Sunshine Girls end 'disappointing' fourth

Published: Monday | November 12, 2012 Comments 0
Jamaica's Patricia McCalla (second left) catches the ball as her teammate Vangelee Williams (second right) and New Zealand's Maria Tutaia look on, while New Zealand's Laura Langman (left) stretches her arm to defend the pass during yesterday's World Fast5 Netball Series semi-final match in Auckland, New Zealand. - Photo by Collin Reid, courtesy of Supreme Ventures, Courts and Scotiabank
Jamaica's Patricia McCalla (second left) catches the ball as her teammate Vangelee Williams (second right) and New Zealand's Maria Tutaia look on, while New Zealand's Laura Langman (left) stretches her arm to defend the pass during yesterday's World Fast5 Netball Series semi-final match in Auckland, New Zealand. - Photo by Collin Reid, courtesy of Supreme Ventures, Courts and Scotiabank
Jamaica Jhaniele Fowler (left) catches the ball as she is defended by South Africa's Vanes-Mari du Toit. - Photo by Collin Reid, courtesy of Supreme Ventures, Courts and Scotiabank
Jamaica Jhaniele Fowler (left) catches the ball as she is defended by South Africa's Vanes-Mari du Toit. - Photo by Collin Reid, courtesy of Supreme Ventures, Courts and Scotiabank

Jamaica's World Fast5 Netball Series campaign crashed to a disappointing end in Auckland, New Zealand yesterday, after the team was forced to settle for a fourth-place finish following two crushing defeats.

The tournament was won by New Zealand, after their close 23-21 win over England in the final.

After pulling off a nervy 34-33 win over Australia on Saturday's second day of competition to book their spot in the semi-final round, the Jamaicans were soundly beaten by New Zealand, as the hosts ran riot on the Sunshine Girls, racking up a 52 - 18 victory over the Oberon Pitterson-Nattie coached team.
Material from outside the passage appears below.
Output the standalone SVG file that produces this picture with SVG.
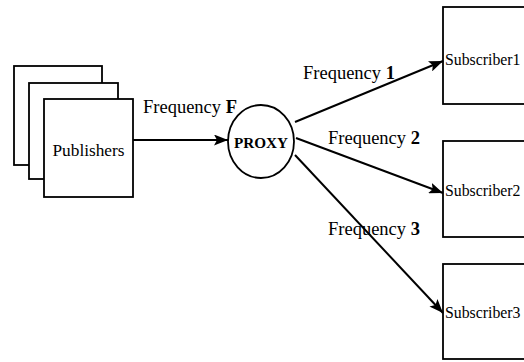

Jamaica trailed 6-14 after the first quarter, 11-24 at half-time. They were then outscored 20-5 in the third and 8-2 in the final quarter.

Goal shooter Jhaniele Fowler led Jamaica's scoring with 10 goals from 16 attempts, while goal attack Maria Tutaia led New Zealand with 10 from 14.

Defender Sasha Lynch, speaking after the loss, questioned some of the calls made by the officiating team, but admitted that her team had not been able to show their best during the weekend tournament.

Not yet in comfort spot

"It's very disappointing," said Lynch, while speaking to local reporters. "We played but for me, I don't think the umpiring was consistent, even though we didn't make use of the balls that we got.

"We are yet to show our best performance this weekend. It's one of those things," she added. "I guess we are not yet into our comfort spot."

Before the Jamaicans could lick their wounds, they then lost the third-place playoff 38-34 to South Africa, who had earlier lost the other semi-final 39-15, at the hands of England.

Jamaica actually led the first quarter 11-4, but were hammered 22-5 in the second quarter, to trail 16-26 at half-time.

The Sunshine Girls rallied to take the third quarter 10-6 and pull within six at 26-32 at the start of the last quarter, but could not overcome the deficit.

Fowler led all scorers with 18 goals from 24 attempts, while Chrisna Bootha scored 13 from 21 for South Africa.

Malawi, meanwhile, defeated Australia 33-30 in the fifth-place playoff.

Team captain Nadine Bryan lamented the team's approach and inability to keep stride with the Spar Proteas, who she noted were more accurate with their perimeter shooting and Power Play effectiveness.

"We are a little bit disappointed, but we gave it our all. In their Power Play they shot very well and had about three three-pointers, which gave them a big lead and that's where we fell short," said Bryan, a veteran player in the Jamaican team.

"We have to become more accurate in shooting, be stronger in our passing down the court; we have to let the ball do the work for us in a tournament like this," she noted.

This was the inaugural staging of the tournament, which sees games featuring four six-minute quarters played with five players per team as opposed to the usual seven. Fast5 also facilitates three-point shooting and rolling substitutions.